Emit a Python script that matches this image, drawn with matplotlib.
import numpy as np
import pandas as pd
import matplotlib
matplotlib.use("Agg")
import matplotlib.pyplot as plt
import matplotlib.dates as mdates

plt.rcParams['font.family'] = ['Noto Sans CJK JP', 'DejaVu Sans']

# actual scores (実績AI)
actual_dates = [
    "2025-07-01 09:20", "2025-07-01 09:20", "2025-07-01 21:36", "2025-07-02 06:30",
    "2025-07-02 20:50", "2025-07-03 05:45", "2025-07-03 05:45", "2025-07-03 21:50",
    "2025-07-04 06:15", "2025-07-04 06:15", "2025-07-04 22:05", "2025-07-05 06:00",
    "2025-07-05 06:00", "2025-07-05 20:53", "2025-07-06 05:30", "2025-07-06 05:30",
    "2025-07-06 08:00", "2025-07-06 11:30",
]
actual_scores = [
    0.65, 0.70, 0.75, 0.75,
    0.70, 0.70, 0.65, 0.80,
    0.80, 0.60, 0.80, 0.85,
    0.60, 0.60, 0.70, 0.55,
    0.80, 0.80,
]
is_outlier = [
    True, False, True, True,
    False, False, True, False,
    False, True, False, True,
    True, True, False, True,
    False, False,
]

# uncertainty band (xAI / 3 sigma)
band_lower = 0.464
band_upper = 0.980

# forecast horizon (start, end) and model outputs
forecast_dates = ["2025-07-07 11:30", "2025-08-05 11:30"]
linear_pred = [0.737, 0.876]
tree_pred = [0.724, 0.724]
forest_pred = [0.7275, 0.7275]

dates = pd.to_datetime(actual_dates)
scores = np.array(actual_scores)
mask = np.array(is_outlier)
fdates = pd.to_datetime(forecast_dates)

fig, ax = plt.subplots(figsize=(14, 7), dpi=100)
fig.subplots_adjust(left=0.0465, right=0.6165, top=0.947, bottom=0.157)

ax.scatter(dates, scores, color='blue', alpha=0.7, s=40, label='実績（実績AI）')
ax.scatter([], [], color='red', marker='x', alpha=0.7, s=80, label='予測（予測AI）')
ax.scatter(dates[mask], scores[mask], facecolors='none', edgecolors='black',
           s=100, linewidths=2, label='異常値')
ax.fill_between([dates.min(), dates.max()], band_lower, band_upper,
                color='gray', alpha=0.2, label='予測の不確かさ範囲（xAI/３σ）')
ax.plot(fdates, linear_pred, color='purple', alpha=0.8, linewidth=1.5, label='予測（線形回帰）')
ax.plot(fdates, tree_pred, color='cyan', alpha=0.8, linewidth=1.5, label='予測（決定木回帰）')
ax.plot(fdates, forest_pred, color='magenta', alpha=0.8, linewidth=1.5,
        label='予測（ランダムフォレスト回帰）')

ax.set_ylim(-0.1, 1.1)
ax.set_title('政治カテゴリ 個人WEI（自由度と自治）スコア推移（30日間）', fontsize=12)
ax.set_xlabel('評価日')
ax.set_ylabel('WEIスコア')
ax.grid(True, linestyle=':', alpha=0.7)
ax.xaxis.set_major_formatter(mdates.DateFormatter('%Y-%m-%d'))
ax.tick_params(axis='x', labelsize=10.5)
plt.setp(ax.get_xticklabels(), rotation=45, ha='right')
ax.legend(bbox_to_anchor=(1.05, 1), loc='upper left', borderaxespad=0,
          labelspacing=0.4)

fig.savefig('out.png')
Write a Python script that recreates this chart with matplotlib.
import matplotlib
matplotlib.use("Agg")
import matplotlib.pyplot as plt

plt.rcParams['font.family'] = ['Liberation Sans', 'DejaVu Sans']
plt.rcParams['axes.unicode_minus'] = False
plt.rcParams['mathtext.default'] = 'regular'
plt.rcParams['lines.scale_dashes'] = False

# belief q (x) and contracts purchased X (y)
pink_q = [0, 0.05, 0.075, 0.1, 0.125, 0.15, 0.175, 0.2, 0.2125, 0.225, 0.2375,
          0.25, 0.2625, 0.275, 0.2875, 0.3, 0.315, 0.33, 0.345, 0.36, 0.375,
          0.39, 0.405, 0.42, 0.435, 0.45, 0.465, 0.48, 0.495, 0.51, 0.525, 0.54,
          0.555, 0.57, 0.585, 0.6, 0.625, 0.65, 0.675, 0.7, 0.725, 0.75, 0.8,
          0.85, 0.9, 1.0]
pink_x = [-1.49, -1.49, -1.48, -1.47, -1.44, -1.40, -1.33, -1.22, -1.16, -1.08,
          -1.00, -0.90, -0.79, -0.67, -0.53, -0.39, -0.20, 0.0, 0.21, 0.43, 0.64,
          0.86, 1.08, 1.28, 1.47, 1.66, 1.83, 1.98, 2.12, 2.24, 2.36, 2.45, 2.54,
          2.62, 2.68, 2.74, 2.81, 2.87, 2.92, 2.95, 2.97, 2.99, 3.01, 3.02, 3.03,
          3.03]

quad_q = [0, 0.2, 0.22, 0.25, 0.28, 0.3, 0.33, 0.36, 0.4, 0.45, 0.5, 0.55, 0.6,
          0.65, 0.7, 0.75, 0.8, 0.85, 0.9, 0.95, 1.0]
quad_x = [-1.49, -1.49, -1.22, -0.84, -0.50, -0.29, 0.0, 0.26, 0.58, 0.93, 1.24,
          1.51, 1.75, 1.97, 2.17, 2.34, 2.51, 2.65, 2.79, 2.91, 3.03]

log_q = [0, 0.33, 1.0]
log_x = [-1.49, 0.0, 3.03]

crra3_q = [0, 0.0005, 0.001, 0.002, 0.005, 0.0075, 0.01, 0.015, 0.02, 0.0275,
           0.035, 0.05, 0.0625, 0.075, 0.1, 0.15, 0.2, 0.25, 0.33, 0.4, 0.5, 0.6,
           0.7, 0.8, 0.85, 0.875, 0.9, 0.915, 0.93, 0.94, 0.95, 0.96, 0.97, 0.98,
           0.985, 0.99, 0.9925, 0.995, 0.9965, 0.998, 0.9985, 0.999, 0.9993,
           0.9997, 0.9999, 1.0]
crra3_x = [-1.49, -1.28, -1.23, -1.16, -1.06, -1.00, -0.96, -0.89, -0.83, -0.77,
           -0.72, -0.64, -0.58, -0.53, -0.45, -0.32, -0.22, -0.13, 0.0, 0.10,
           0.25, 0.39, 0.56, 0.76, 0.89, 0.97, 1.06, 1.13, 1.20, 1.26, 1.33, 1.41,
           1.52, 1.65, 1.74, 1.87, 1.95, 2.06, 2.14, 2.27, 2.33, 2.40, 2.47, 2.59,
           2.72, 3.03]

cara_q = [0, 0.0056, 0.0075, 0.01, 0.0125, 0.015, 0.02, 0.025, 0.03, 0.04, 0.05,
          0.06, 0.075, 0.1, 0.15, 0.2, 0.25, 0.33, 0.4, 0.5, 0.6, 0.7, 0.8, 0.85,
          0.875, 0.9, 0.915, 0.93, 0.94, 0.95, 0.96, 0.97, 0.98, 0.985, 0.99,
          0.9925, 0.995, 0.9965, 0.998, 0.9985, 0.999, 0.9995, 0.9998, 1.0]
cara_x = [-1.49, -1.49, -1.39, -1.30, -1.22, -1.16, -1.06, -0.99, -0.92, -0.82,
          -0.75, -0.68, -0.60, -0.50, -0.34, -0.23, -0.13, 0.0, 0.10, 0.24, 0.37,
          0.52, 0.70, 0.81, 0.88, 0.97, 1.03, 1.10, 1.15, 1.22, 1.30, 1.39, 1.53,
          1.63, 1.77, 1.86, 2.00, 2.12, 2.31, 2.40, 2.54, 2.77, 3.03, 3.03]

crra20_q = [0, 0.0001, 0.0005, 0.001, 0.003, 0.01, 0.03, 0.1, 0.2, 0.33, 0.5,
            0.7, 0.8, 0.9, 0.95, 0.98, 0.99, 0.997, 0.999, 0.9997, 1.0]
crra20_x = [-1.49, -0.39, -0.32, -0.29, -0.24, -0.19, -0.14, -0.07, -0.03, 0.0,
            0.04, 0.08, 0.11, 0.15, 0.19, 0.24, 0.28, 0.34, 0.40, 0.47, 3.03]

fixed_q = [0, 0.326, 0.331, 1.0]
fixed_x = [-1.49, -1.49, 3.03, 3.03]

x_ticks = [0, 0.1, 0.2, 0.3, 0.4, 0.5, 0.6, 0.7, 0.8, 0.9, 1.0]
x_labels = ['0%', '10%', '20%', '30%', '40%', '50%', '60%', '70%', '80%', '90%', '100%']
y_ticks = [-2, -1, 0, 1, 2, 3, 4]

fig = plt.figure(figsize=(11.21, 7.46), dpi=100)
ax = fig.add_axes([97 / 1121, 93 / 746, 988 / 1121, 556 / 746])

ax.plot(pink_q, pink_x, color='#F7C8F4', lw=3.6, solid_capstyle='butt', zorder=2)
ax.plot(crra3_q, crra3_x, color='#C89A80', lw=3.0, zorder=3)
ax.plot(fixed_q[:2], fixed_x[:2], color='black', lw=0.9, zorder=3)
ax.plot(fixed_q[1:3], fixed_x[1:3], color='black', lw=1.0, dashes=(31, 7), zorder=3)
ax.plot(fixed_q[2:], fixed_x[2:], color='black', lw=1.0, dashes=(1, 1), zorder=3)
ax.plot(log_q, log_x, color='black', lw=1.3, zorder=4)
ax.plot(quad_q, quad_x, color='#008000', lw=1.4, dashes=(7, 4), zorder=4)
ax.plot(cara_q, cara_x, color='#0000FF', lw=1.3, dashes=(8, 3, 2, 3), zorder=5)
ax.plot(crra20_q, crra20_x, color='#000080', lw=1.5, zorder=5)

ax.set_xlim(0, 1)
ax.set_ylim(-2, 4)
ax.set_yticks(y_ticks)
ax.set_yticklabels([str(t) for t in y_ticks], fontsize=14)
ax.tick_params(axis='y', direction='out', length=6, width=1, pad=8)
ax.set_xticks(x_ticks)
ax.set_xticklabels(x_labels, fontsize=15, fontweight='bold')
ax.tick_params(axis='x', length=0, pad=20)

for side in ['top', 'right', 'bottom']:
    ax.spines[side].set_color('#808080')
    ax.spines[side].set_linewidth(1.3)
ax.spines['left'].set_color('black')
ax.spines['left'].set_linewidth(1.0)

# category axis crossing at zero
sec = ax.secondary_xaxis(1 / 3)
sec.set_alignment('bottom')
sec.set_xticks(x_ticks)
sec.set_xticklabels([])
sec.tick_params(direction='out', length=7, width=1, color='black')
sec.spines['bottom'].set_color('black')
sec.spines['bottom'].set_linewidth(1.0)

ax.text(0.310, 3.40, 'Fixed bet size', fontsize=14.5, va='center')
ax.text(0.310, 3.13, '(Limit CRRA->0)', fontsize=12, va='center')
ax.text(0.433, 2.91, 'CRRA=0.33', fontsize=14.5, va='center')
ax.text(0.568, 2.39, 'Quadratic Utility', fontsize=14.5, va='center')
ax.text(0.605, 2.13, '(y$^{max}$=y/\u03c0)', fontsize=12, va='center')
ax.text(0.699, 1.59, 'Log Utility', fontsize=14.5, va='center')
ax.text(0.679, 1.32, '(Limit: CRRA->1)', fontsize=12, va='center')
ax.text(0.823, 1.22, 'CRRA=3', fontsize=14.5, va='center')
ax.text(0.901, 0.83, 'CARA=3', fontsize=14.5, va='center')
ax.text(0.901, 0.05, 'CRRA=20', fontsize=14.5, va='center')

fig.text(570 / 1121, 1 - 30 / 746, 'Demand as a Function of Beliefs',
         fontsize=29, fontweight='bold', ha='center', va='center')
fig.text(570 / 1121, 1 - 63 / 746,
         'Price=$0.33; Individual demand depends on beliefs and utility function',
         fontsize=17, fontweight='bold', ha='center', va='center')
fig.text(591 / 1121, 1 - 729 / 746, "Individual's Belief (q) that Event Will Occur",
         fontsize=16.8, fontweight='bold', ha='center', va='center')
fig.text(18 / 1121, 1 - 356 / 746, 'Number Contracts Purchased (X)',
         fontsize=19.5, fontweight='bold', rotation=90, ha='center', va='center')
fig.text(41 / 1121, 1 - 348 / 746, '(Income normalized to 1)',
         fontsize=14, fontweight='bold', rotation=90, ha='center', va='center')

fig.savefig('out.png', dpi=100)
----
§ **WHAT NEEDS TO BE DONE**:
Filter lines by "this" and return each hit.

§ **WORKED SOLUTION**:
Emit a Python script that matches this image, drawn with matplotlib.
Write a Python script that recreates this chart with matplotlib.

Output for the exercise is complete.